Of all the franchises floating around the retro sphere A Boy and His Blob is certainly among the more niche. There was a revival on the Wii, which later moved to over platforms, but this is the first time that the original two games have made their way out of the retro abyss.

This is a fairly simple package which contains the NES game ‘Trouble on Blobonia’ and the Gameboy sequel ‘The Rescue of Princess Blobette’. There’s a nice bonus in that the Western and Japanese versions of the games are included which have different graphics but there is little in the way of archive material or other extras outside of some fancy borders and a basic CRT filter.

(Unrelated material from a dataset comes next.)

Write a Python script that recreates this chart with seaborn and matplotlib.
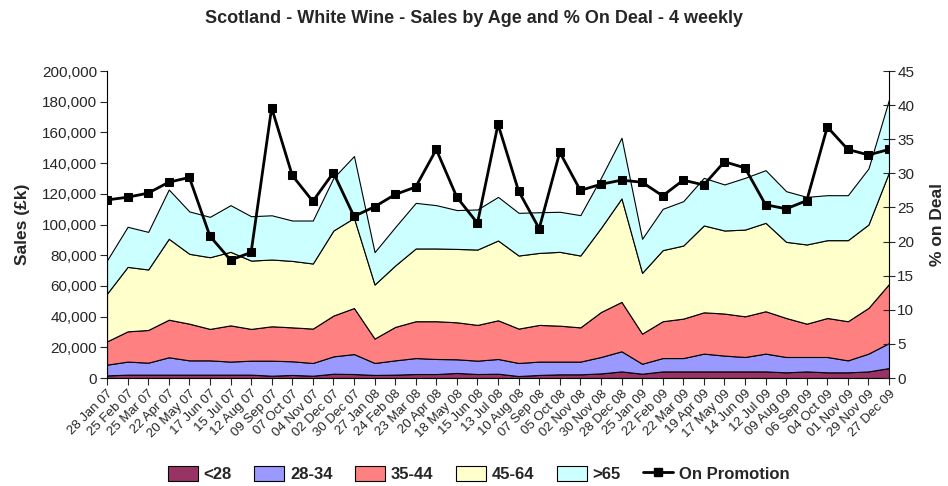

The games themselves are a mixture of platforming and puzzles which players overcome by feeding Blob different flavoured jellybeans. Each flavour transforms the Blob into something different, Tangerine for instance turns him into a trampoline while Liquorice transforms Blob into a ladder. There’s a host of different transformations such as an umbrella, blow torch, rocket or even a bubble. Each of which can be used to overcome a range of different obstacles. None of the jellybeans turn Blob into any sort of weapon though, which means any enemies need to be avoided as a single touch will cause death. As a nice touch each game does have a couple of unique transformations as well.

Both games are set in different places. The NES game is split into two different sections and starts on earth. First, you need to search through caves under the city streets to find treasure then take it to the shop and buy packs of vitamins. You then blast off to the planet of Blobonia and use the vitamins to neutralise the marshmallows and other sweets that have invaded it. The Gameboy game is set in a castle with the overall goal being to find and rescue Princess Blobette who has been locked in a tower.

In terms of general controls, the game is ok, if not spectacular. Your character slips around a bit so it can be difficult to position him precisely. Blob is pretty rubbish at moving where you want him as well, but you have a jellybean which will teleport Blob to where it lands so you can move him around if he won’t get in a specific place. You don’t get an awful lot in the way of modernisation to help you either.

There is a very handy map of both games accessible from the menu screen but in terms of save states it is very basic. There is no rewind function and while you can save, there is only one slot and it exits you from the game when you do it. This is a really strange decision as it’s not a quick save so you’ll return to the spot if you die, but if you want to save often you’ll have to go through the process of booting up the game again each time from the menu.

Overall, the two games offer something different for retro fans. We enjoyed both games upon original release and while they are a bit rough around the edges neither are impossible to finish. If you are willing to look through the flaws and the lack of modern options, there’s some wholesome fun to be had at a pretty reasonable price. Fans of the newer game and NES games in general will find a lot to like and we are always happy to see more niche titles brought back for a wider audience.